By: Nicholas Konstantinov

PDF Version: Third-Party Constitutional Remedies to Unjust Law during Stays in Declarations of Invalidity

Case Commented On: Laverick v Alberta (Transportation Safety Board), 2018 ABQB 57 (CanLII)

In Laverick v Alberta (Transportation Safety Board), 2018 ABQB 57 (CanLII), Justice W. P. Sullivan acknowledged that a third-party applicant may argue for a stay of proceedings pursuant to section 24(1) of the Canadian Charter of Rights and Freedoms against charges under section 88.1 of the Traffic Safety Act, RSA 2000, c T-6 [TSA], the administrative license suspension (“ALS”) regime. Despite the suspended declaration of section 88.1’s invalidity under section 52 of the Constitution Act, 1867, 30 & 31 Vict, c 3, an applicant may utilise the Court’s decision in Sahaluk v Alberta (Transportation Safety Board), 2017 ABCA 153 (CanLII) [Sahaluk I] (see here for a case commentary) as precedent for a constitutional exemption provided that he or she: 1) pled not guilty, 2) exhausted all statutory remedies, 3) demonstrated personal Charter right violations, and 4) passed the balance of convenience test. 

A Summary of Sahaluk

In Sahaluk I, the Alberta Court of Appeal found section 88.1 of the TSA unconstitutional under section 52 of the Constitution Act and suspended the declaration of invalidity until May 18, 2018. Following the ruling, an application attempted to imbed individual exemptions for third parties charged under the law in the interim (Sahaluk v Alberta (Transportation Safety Board), 2017 ABCA 233 (CanLII) [Sahaluk II]; see also the comment section of the blog on Sahaluk I).

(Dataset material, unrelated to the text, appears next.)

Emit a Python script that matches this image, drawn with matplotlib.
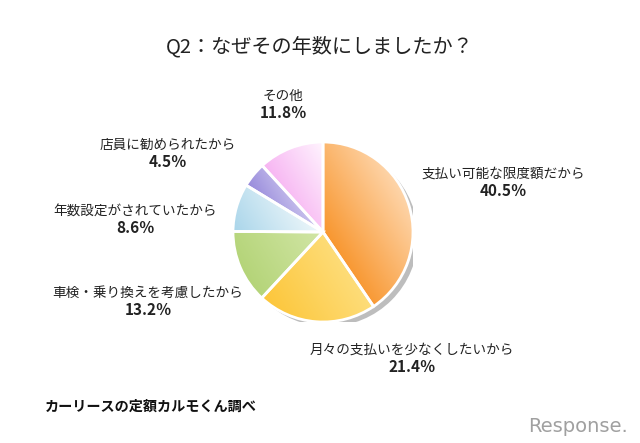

The Court rejected the subsequent application. The majority argued that a section 88.1 license suspension did not amount to “extraordinary circumstances” and distinguished the proceeding from Carter v Canada (Attorney General), 2015 SCC 5 (CanLII), a recent case on individual exemptions from an unconstitutional law during its stay of invalidity. In dissent, Justice Myra Bielby contended against the decision to suspend the declaration of invalidity. She highlighted that such declarations were developed as tools of last resorts (Sahaluk II at para 20). Furthermore, denying exemptions from the ALS Regime in the interim created permanent and unjust damage and the proposed alternatives under the statute were ineffective substitutes (Sahaluk II at paras 22, 25).

The Alberta Court of Queen’s Bench Decision in Laverick

In this case, Laverick’s driving license was suspended pursuant to section 88.1 of the TSA just prior to the ruling in Sahaluk I. As a consequence of res judicata, that decision precluded him from pursuing a section 52 declaration of invalidity under of the Constitution Act; instead, he sought a constitutional exemption under section 24(1) of the Charter, stating that the license suspension regime violated his section 7 Charter rights to liberty and security of the person (at paras 3, 21). He claimed that the suspension was a significant interference with his profession as a car salesman and his relationship with his children, whose custody he shared with their mother 70 km away.

The parties, including the Attorney General of Alberta and the Registrar of Motor Vehicle Services, asked two questions during the proceeding (at para 4):

  1. Can Laverick apply for a stay of the ALS Regime pending the resolution of the Charter issues?
  2. Can Laverick rely on s. 88.1’s invalidity to seek relief while that declaration is stayed?

Third-Party Exemption to the Application of the ALS Regime During the Interim Period

For the first question, the Court applied the test from Sahaluk v Alberta (Transportation Safety Board), 2013 ABQB 107 (CanLII) [Sahaluk QB], where Chief Justice Neil Wittmann asked the applicants to show (at para 19):

  1. That there is a serious question to be tried;
  2. That there will be irreparable harm to them in the event no stay is granted; and
  3. That the balance of convenience favours the granting of the stay.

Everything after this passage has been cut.